Go Fish

👥 2–6 players 📍 Indoor📍 Anywhere ⚡ Calm 🧩 Moderate ⏱ 10-20 minutes 🎂 Ages 6+

Quick Pitch

Go Fish is a classic matching card game where you ask opponents for cards and build sets of four — perfect for all ages.

Hook

There's nothing quite like the moment you ask "Do you have any 7s?" and your opponent groans and hands every single one over. Go Fish is easy enough for young kids to pick up in minutes, but satisfying enough that everyone keeps asking for just one more round. Grab a deck and let's fish!

Equipment Needed

All you need is one standard 52-card deck. For younger children, you can also use a simplified deck with fewer ranks — many toy stores sell Go Fish decks with fun pictures instead of numbers.

Setup

  1. Shuffle the deck thoroughly.
  2. If there are 2 players, deal 7 cards to each player. If there are 3 or more players, deal 5 cards to each player instead.
  3. Place the remaining cards face-down in the middle of the table — this pile is called the "pond" (or "ocean").
  4. Each player looks at their own cards without showing anyone else.

Rules

Objective

Your goal is to collect the most "books" — a book is a complete set of all four cards of the same rank (for example, all four 7s, or all four Queens).
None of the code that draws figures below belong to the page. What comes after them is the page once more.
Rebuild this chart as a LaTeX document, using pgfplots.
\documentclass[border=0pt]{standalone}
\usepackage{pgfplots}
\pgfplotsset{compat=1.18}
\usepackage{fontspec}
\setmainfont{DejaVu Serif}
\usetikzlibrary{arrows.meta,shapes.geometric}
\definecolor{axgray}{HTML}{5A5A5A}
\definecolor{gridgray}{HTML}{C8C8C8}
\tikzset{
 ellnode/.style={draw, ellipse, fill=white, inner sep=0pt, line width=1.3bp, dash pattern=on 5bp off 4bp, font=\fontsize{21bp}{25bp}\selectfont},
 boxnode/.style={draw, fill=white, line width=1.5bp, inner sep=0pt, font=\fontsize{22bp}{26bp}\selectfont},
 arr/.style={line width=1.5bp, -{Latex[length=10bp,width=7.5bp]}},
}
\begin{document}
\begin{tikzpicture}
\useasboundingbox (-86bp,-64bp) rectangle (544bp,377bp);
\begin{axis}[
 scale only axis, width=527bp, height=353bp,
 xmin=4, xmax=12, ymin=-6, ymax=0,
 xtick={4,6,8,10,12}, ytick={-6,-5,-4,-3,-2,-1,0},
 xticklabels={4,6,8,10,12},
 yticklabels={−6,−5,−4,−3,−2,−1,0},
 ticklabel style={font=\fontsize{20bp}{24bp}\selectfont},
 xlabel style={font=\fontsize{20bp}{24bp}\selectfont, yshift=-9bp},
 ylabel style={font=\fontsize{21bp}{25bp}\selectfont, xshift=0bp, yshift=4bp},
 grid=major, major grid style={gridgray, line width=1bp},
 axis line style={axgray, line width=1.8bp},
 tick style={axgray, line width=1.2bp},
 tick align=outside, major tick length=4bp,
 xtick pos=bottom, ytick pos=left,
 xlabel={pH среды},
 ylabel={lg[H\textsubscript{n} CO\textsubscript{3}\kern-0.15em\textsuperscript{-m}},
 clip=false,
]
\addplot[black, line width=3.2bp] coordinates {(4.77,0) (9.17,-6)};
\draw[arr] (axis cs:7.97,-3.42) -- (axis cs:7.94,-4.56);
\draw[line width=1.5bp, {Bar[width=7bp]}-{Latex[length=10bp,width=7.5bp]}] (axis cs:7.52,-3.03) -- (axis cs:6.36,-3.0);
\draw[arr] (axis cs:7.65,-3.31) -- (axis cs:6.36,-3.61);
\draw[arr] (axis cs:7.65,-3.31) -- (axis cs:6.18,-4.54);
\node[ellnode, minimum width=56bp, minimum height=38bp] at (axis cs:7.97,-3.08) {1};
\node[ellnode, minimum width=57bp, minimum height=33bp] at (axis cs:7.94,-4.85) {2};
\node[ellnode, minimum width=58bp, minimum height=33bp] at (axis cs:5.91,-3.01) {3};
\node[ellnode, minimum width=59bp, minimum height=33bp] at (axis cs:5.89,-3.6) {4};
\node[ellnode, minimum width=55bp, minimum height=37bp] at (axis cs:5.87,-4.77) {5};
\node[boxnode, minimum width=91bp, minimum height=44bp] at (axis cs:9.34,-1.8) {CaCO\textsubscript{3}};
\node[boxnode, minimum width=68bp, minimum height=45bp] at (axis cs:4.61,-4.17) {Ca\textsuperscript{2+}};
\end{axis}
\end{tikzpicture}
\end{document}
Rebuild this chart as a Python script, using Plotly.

The player with the most books at the end of the game wins.

Gameplay

On your turn, choose any other player and ask them for a specific card rank. For example, you might say "Do you have any 3s?" — but you must already be holding at least one 3 in your hand to ask for them.

If that player has any cards of the rank you asked for, they must hand all of them over to you right away. Then you get to take another turn immediately!

If that player has none, they say "Go Fish!" and you draw one card from the pond in the middle. Your turn then ends and the next player goes.

Whenever you collect all four cards of the same rank, place them face-up in front of you as a completed book for everyone to see.

If you ever run out of cards in your hand, draw five new cards from the pond (or however many are left if fewer than five remain).

Winning

The game ends when all 13 books have been completed. Count up how many books each player has collected — the player with the most books wins!

Expert Player

Tips

Pay close attention to what others ask for. When a player asks for 8s, you now know they hold at least one 8. File that away — if you draw an 8 later, you can ask them for the rest and complete your book faster.

Ask for ranks you're close to completing. If you hold two or three cards of the same rank, prioritize asking for that rank. The sooner you finish a book, the sooner those cards are out of your hand and you're working with fewer, more focused cards.

Watch the pond. As the game goes on and players draw from the pond, you can get a rough sense of which ranks are still floating out there versus already collected. This helps you decide whether it's worth asking for a rank that's been frequently requested.

Go for books early. Completing books quickly keeps your hand lean and forces opponents to fish more often, which can give you more information about what they're drawing.

Variations

  • Simplified deck: Use a children's Go Fish deck with animal pictures or other themes — great for younger players who don't know number ranks yet.
  • Pairs instead of books: Instead of needing all four of a rank, play that any matching pair completes a "book." This speeds the game up significantly and works well with very young players.
  • Scored variant: Award more points for books made from face cards or aces, adding a risk-reward element to which ranks you chase.
Learn More — History & Origins

History & Origins

Go Fish is a folk game with murky origins — no one knows exactly when or where it was invented. Card games involving "fishing" mechanics, where players request specific cards from others, appear across many cultures and centuries. The basic idea of asking opponents for cards and drawing from a central stock has roots in European card games that date back several hundred years.

What makes Go Fish distinctive is how thoroughly it was adopted as a teaching game for children in the 20th century. By the mid-1900s it had become one of the standard first card games taught to children in English-speaking countries, valued because it requires players to remember cards, take turns, and make simple strategic decisions — all without any reading required.

Cultural Context

Go Fish occupies a special place in childhood across much of the world as one of the very first card games most people ever learn. It teaches foundational card game concepts — holding a hand, taking turns, making requests, drawing from a stock — in a format that's completely accessible to young children.

The game has been commercially produced in countless themed versions, from dinosaurs to superheroes, making it a reliable staple of toy stores everywhere. Despite its simplicity, it remains beloved well into adulthood as a nostalgic, low-stakes game that anyone can join.